Is there a “best” database engine? Is there one database system that you can use for all of your needs? The question is addressed in a long, but captivating, piece at O’Reilly. The author talks about finding an HTAP database, which stands for Hybrid Transaction/Analytical Processing. In short, the ultimate database that can handle your OLTP, ODS, BI and analytical needs, while also addressing all the other types of features most of us would want.
The piece is worth a read in that it examines the requirements and features needed to achieve a high performing database system. This system doesn’t look at RDBMS over NoSQL or NewSQL systems, and does a fair job of evaluating why trade-offs are needed by many of the types of databases that have been used by companies in an effort to find a better platform. It’s almost a bit of a history of database platforms.
What I like about this piece is that they look at the differences between startup companies and enterprises. The former is bound by legacy constraints, but more importantly, their failures are just inherently less impactful. For enterprises, however, there is a certain inertia, not to mention existing skill sets that make adoption of new technologies more difficult. There’s also that pesky transaction requirement. Some domains might not need these, but in some situations transactions are really important, and as the article states, “Transaction support was useful in certain cases in spite of its overhead.”

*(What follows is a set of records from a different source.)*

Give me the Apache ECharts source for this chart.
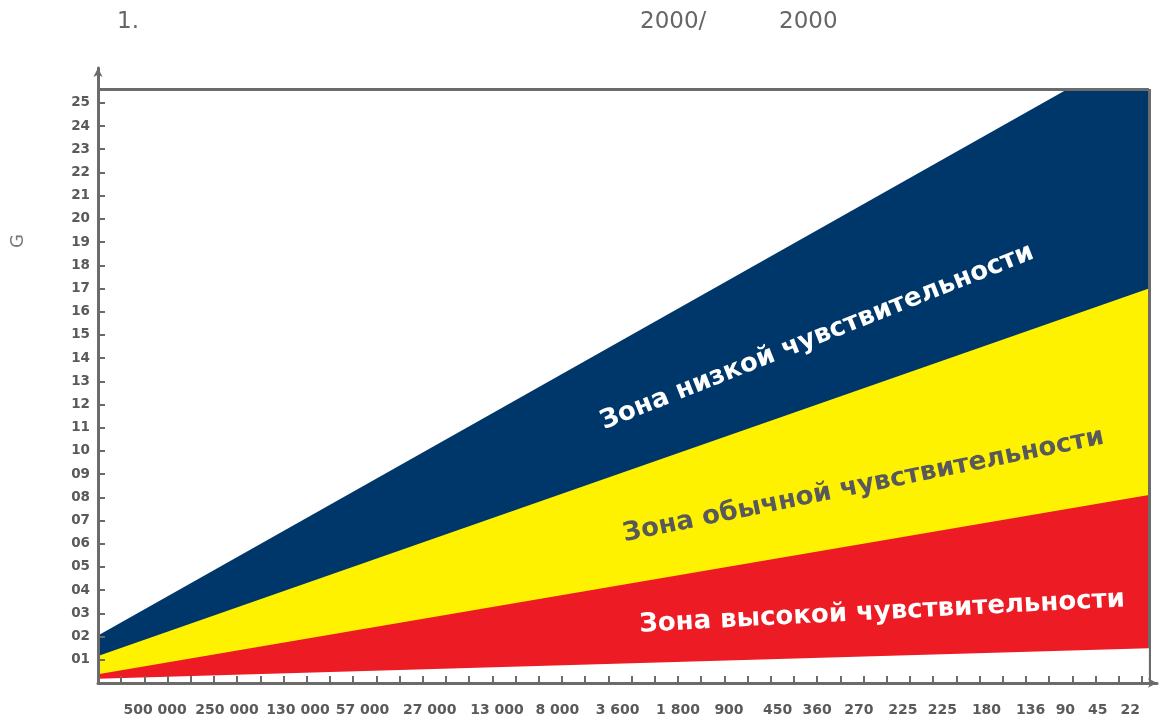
<!DOCTYPE html>
<html>
<head>
<meta charset="utf-8">
<title>Зоны чувствительности</title>
<script src="https://cdn.jsdelivr.net/npm/echarts@6.0.0/dist/echarts.min.js"></script>
<style>
  html, body { margin: 0; padding: 0; background: #fff; }
  #chart { width: 1160px; height: 722px; }
</style>
</head>
<body>
<div id="chart"></div>
<script>
// подписи оси X (стоят неравномерно, как на картинке)
const xLabels = ["500 000", "250 000", "130 000", "57 000", "27 000", "13 000", "8 000", "3 600", "1 800", "900",
  "450", "360", "270", "225", "225", "180", "136", "90", "45", "22"];
const xLabelPos = [2.46, 5.56, 8.62, 11.4, 14.3, 17.2, 19.8, 22.4, 25.0, 27.2,
  29.3, 31.0, 32.8, 34.7, 36.4, 38.3, 40.2, 41.7, 43.1, 44.5];
const yTicks = [1, 2, 3, 4, 5, 6, 7, 8, 9, 10, 11, 12, 13, 14, 15, 16, 17, 18, 19, 20, 21, 22, 23, 24, 25];

// границы зон (по краям графика)
const xEdges = [0, 45.3];
const highLower = [0.18, 1.5];    // низ красной зоны
const highUpper = [0.38, 8.1];    // красная / жёлтая
const normalUpper = [1.16, 17.0]; // жёлтая / синяя
const lowUpperX = [0, 41.8, 45.3];
const lowUpper = [2.05, 25.6, 25.6]; // верх синей зоны
const frameX = 45.3, frameY = 25.6;

function pairs(xs, ys) {
  return xs.map((x, i) => [x, ys[i]]);
}

let myChart = echarts.init(document.getElementById("chart"));

const labelColor = "#5a5a5a";
const axisColor = "#6b6b6b";

function zone(name, color, data, z) {
  return {
    name: name,
    type: "line",
    data: data,
    symbol: "none",
    lineStyle: { width: 0 },
    areaStyle: { color: color, opacity: 1, origin: "start" },
    silent: true,
    z: z
  };
}

// подпись зоны, привязанная к координатам графика
function zoneLabel(text, coord, angle, color) {
  return {
    symbol: "circle",
    symbolSize: 0,
    data: [{ coord: coord }],
    label: {
      show: true, position: "inside", formatter: text,
      rotate: angle, color: color, fontFamily: "DejaVu Sans", fontWeight: "bold", fontSize: 26
    }
  };
}

let option = {
  backgroundColor: "#fff",
  animation: false,
  grid: { left: 98, right: 3, top: 68, bottom: 39 },
  graphic: [
    { type: "text", left: 117, top: 11, style: { text: "1.", fontSize: 23, fontFamily: "DejaVu Sans", fill: "#666" } },
    { type: "text", left: 640, top: 11, style: { text: "2000/", fontSize: 23, fontFamily: "DejaVu Sans", fill: "#666" } },
    { type: "text", left: 779, top: 11, style: { text: "2000", fontSize: 23, fontFamily: "DejaVu Sans", fill: "#666" } },
    {
      type: "group",
      x: 18,
      y: 241,
      rotation: Math.PI / 2,
      children: [{
        type: "text",
        style: { text: "G", x: 0, y: 0, fontSize: 18, fontFamily: "DejaVu Sans", fill: "#777", align: "center", verticalAlign: "middle" }
      }]
    }
  ],
  xAxis: {
    type: "value",
    min: 0,
    max: 45.65,
    z: 5,
    axisLine: {
      show: true,
      symbol: ["none", "arrow"],
      symbolSize: [7, 9],
      lineStyle: { color: axisColor, width: 3 }
    },
    axisTick: {
      show: true,
      inside: true,
      length: 7,
      customValues: Array.from({ length: 45 }, (_, i) => i + 1),
      lineStyle: { color: axisColor, width: 2 }
    },
    axisLabel: {
      customValues: xLabelPos,
      formatter: function (v) {
        let i = xLabelPos.indexOf(v);
        return i >= 0 ? xLabels[i] : "";
      },
      margin: 20,
      color: labelColor,
      fontFamily: "DejaVu Sans",
      fontWeight: "bold",
      fontSize: 14
    },
    splitLine: { show: false }
  },
  yAxis: {
    type: "value",
    min: 0,
    max: 26.5,
    z: 5,
    axisLine: {
      show: true,
      symbol: ["none", "arrow"],
      symbolSize: [7, 9],
      lineStyle: { color: axisColor, width: 3 }
    },
    axisTick: {
      show: true,
      inside: true,
      length: 7,
      customValues: yTicks,
      lineStyle: { color: axisColor, width: 2 }
    },
    axisLabel: {
      customValues: yTicks,
      formatter: function (v) {
        return v < 10 ? "0" + v : "" + v;
      },
      margin: 8,
      color: labelColor,
      fontFamily: "DejaVu Sans",
      fontWeight: "bold",
      fontSize: 13.5
    },
    splitLine: { show: false }
  },
  series: [
    Object.assign(zone("Зона низкой чувствительности", "#00376b", pairs(lowUpperX, lowUpper), 2), {
      markPoint: zoneLabel("Зона низкой чувствительности", [31.0, 14.9], 21.7, "#fff")
    }),
    Object.assign(zone("Зона обычной чувствительности", "#fff200", pairs(xEdges, normalUpper), 3), {
      markPoint: zoneLabel("Зона обычной чувствительности", [33.0, 8.5], 11.5, "#58595b")
    }),
    Object.assign(zone("Зона высокой чувствительности", "#ed1c24", pairs(xEdges, highUpper), 4), {
      markPoint: zoneLabel("Зона высокой чувствительности", [33.8, 3.05], 3.0, "#fff")
    }),
    Object.assign(zone("", "#ffffff", pairs(xEdges, highLower), 5), {
      markLine: {
        silent: true,
        symbol: "none",
        label: { show: false },
        lineStyle: { color: axisColor, width: 3, type: "solid" },
        data: [
          [{ coord: [0, frameY] }, { coord: [frameX, frameY] }],
          [{ coord: [frameX, 0] }, { coord: [frameX, frameY] }]
        ]
      }
    })
  ]
};

myChart.setOption(option, true);
</script>
</body>
</html>
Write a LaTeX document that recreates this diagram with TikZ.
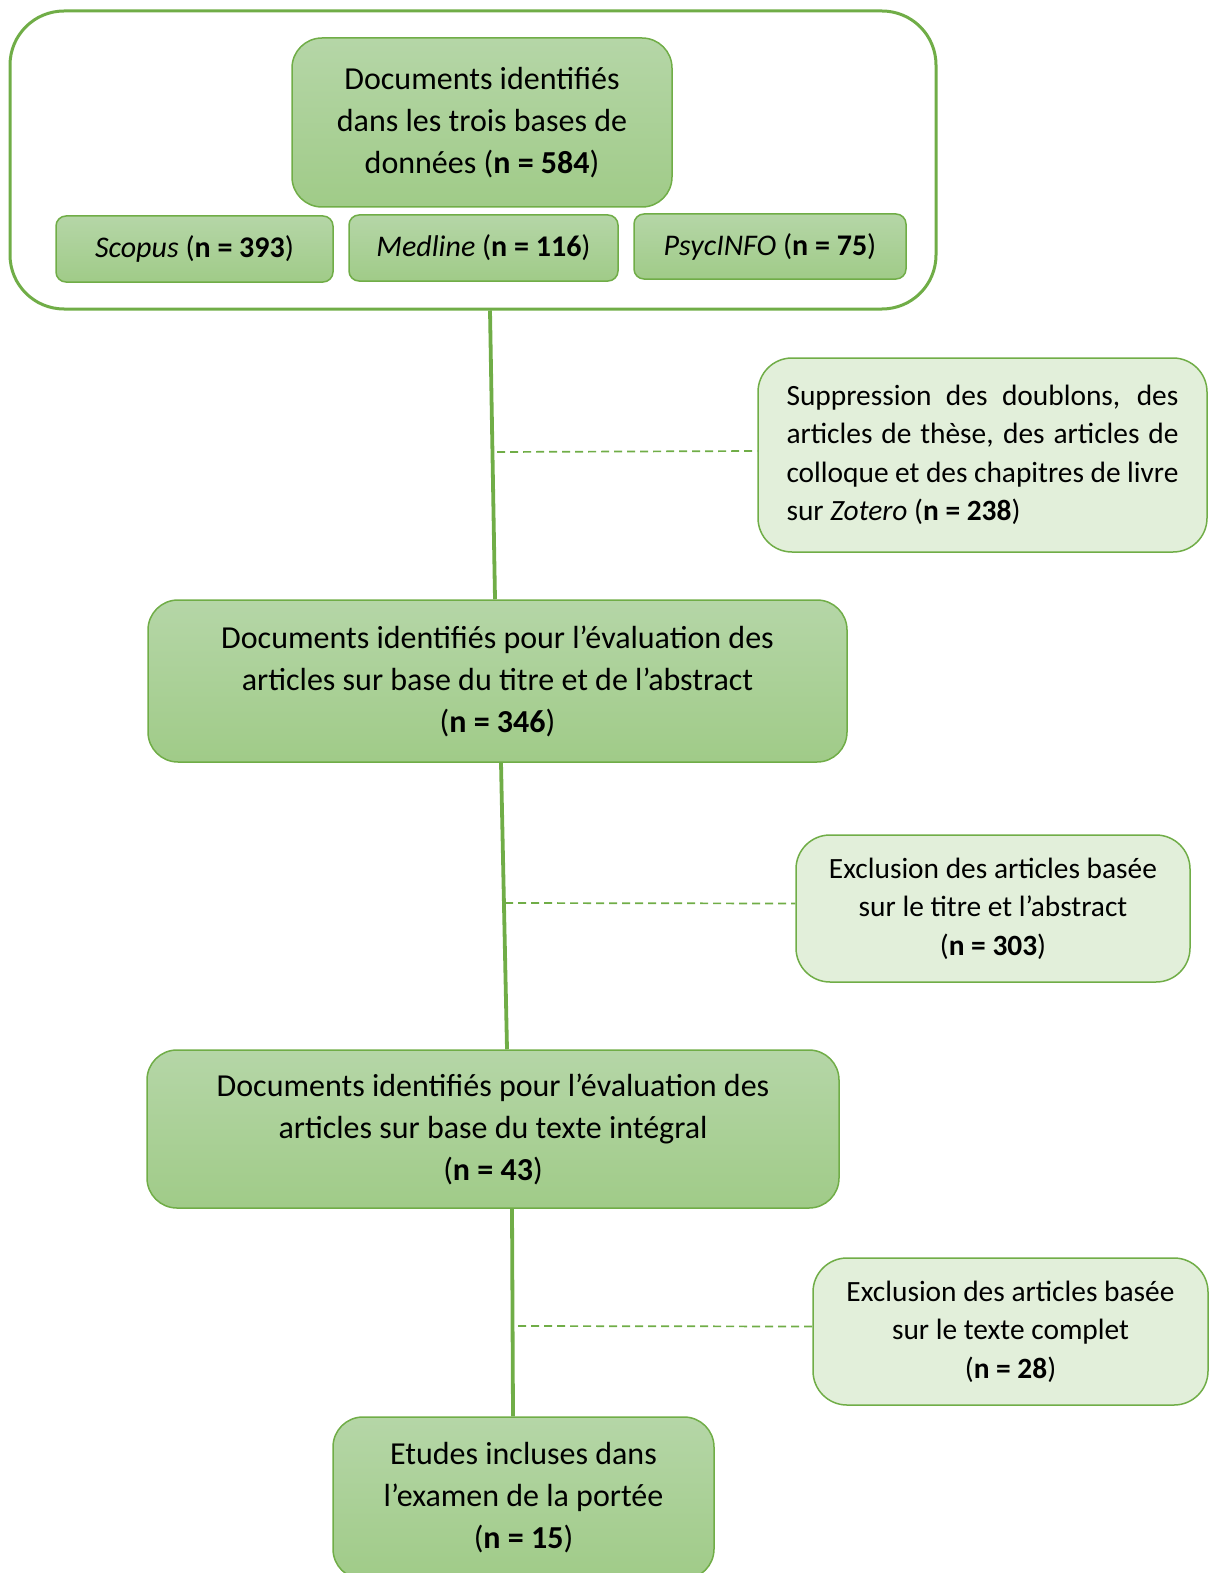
\documentclass[tikz,border=0pt]{standalone}
\usepackage{fontspec}
\setmainfont{Carlito}
\definecolor{boxline}{HTML}{70AD47}
\definecolor{boxtop}{HTML}{B5D6A7}
\definecolor{boxbot}{HTML}{A0CB88}
\definecolor{sidefill}{HTML}{E2EFDA}
\tikzset{
  mainbox/.style={draw=boxline, line width=0.75pt, rounded corners=15pt, top color=boxtop, bottom color=boxbot, align=center, inner sep=0pt, font=\fontsize{16}{21}\selectfont},
  basebox/.style={mainbox, rounded corners=5pt, font=\fontsize{15}{21}\selectfont},
  sidebox/.style={draw=boxline, line width=0.75pt, rounded corners=17pt, fill=sidefill, inner sep=0pt, font=\fontsize{14.7}{19.2}\selectfont},
  flowline/.style={draw=boxline, line width=1.9pt},
  exclline/.style={draw=boxline, line width=0.85pt, dash pattern=on 4pt off 2.5pt}
}
\begin{document}
\begin{tikzpicture}[x=0.5pt, y=-0.5pt]
\useasboundingbox (0,0) rectangle (1217,1573);
% Databases
\node[draw=boxline, line width=1.5pt, rounded corners=27pt, minimum width=463pt, minimum height=149pt] (bases) at (473,160) {};
\node[mainbox, minimum width=190pt, minimum height=84.5pt] (total) at (482,122.5) {Documents identifiés\\dans les trois bases de\\données (\textbf{n = 584})};
\node[basebox, minimum width=138.5pt, minimum height=33pt] (scopus) at (194.5,249) {\textit{Scopus} (\textbf{n = 393})};
\node[basebox, minimum width=134.5pt, minimum height=33pt] (medline) at (483.5,248) {\textit{Medline} (\textbf{n = 116})};
\node[basebox, minimum width=136pt, minimum height=32.5pt] (psyc) at (770,246.5) {\textit{PsycINFO} (\textbf{n = 75})};
% Screening
\node[mainbox, minimum width=349.5pt, minimum height=81pt] (titre) at (497.5,681) {Documents identifiés pour l’évaluation des\\articles sur base du titre et de l’abstract\\(\textbf{n = 346})};
\node[mainbox, minimum width=346pt, minimum height=79pt] (texte) at (493,1129) {Documents identifiés pour l’évaluation des\\articles sur base du texte intégral\\(\textbf{n = 43})};
\node[mainbox, minimum width=190.5pt, minimum height=81pt] (incl) at (523.5,1498) {Etudes incluses dans\\l’examen de la portée\\(\textbf{n = 15})};
% Exclusions
\node[sidebox, minimum width=224.5pt, minimum height=97pt, text width=196pt, align=justify] (doublons) at (982.5,455) {\hyphenpenalty=10000 Suppression des doublons, des\linebreak articles de thèse, des articles de\linebreak colloque et des chapitres de livre\linebreak sur \textit{Zotero} (\textbf{n = 238})};
\node[sidebox, minimum width=197pt, minimum height=73.5pt, align=center] (exclA) at (993,908.5) {Exclusion des articles basée\\sur le titre et l’abstract\\(\textbf{n = 303})};
\node[sidebox, minimum width=197.5pt, minimum height=73.5pt, align=center] (exclB) at (1010.5,1331.5) {Exclusion des articles basée\\sur le texte complet\\(\textbf{n = 28})};
% Connectors
\draw[flowline] ([xshift=8.5pt]bases.south) -- ([xshift=-1.25pt]titre.north);
\draw[flowline] ([xshift=1.75pt]titre.south) -- ([xshift=7pt]texte.north);
\draw[flowline] ([xshift=9.5pt]texte.south) -- ([xshift=-5.25pt]incl.north);
\coordinate (jA) at (497,452);
\coordinate (jB) at (505,903);
\coordinate (jC) at (518,1326);
\draw[exclline] (jA) -- ([yshift=2pt]doublons.west);
\draw[exclline] (jB) -- ([yshift=2.5pt]exclA.west);
\draw[exclline] (jC) -- ([yshift=2.5pt]exclB.west);
\end{tikzpicture}
\end{document}
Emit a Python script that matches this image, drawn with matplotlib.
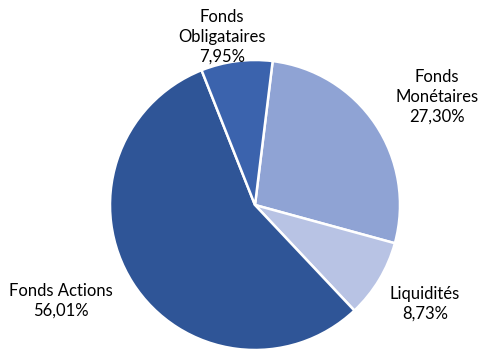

Throughout the piece, the author seems to move back and forth in examining the advantages of moving to one platform over the other. We have certainly spent time trying to build large monolithic databases, then lots of effort to move data around to other systems. Who remembers the ODS/large data warehouse trend, which then fractured into further movement to “data marts” before it seems many people have moved back to a large single DW against which analysts can run queries? Movement of data, gluing complex ETL (or ELT) pipelines together requires a lot of resources, and often these can be somewhat brittle, prone to regular, albeit small, failures.
The nirvana is a single database platform, but I’m not sure that’s possible. All of the requirements we place on databases require some trade-offs. I don’t think anyone has found a way around the CAP Theorem, which will inherently limit the ways in which we can meet many requirements. However, I think we can “fake” the success of our platforms at times, especially since our end users don’t care how we meet their needs. Just that we meet them.
The Azure platform seems to be moving in the right direction, in my opinion. There is a separation of storage from compute, which in database terms means a separation of data storage (the storage engine) from the query engine (where compute resources are needed). Certainly this isn’t complete or clean, but already in Azure SQL Data Warehouse, I can scale up or down my compute needs separately from the storage for my data. The Data Lake allows me to store disparate types of data, without specifying a structure, and query the bits from multiple applications. Even the ability to instantly “copy” a database in Azure SQL Database could be used to “fake” the instant replication of data to another system.
Granted, there are issues with clients constantly querying databases and maintaining up-time (or switching clients to a new copy), with reconciling changing data across many clients, and certainly the management of all this data. However, as we search for ways to build the ultimate OLTP/ODS/BI/Machine Learning database platform, I’d like to remind you we don’t need to build a single engine. We just need to make our clients to think we did by providing a data source that appears to handle all their needs.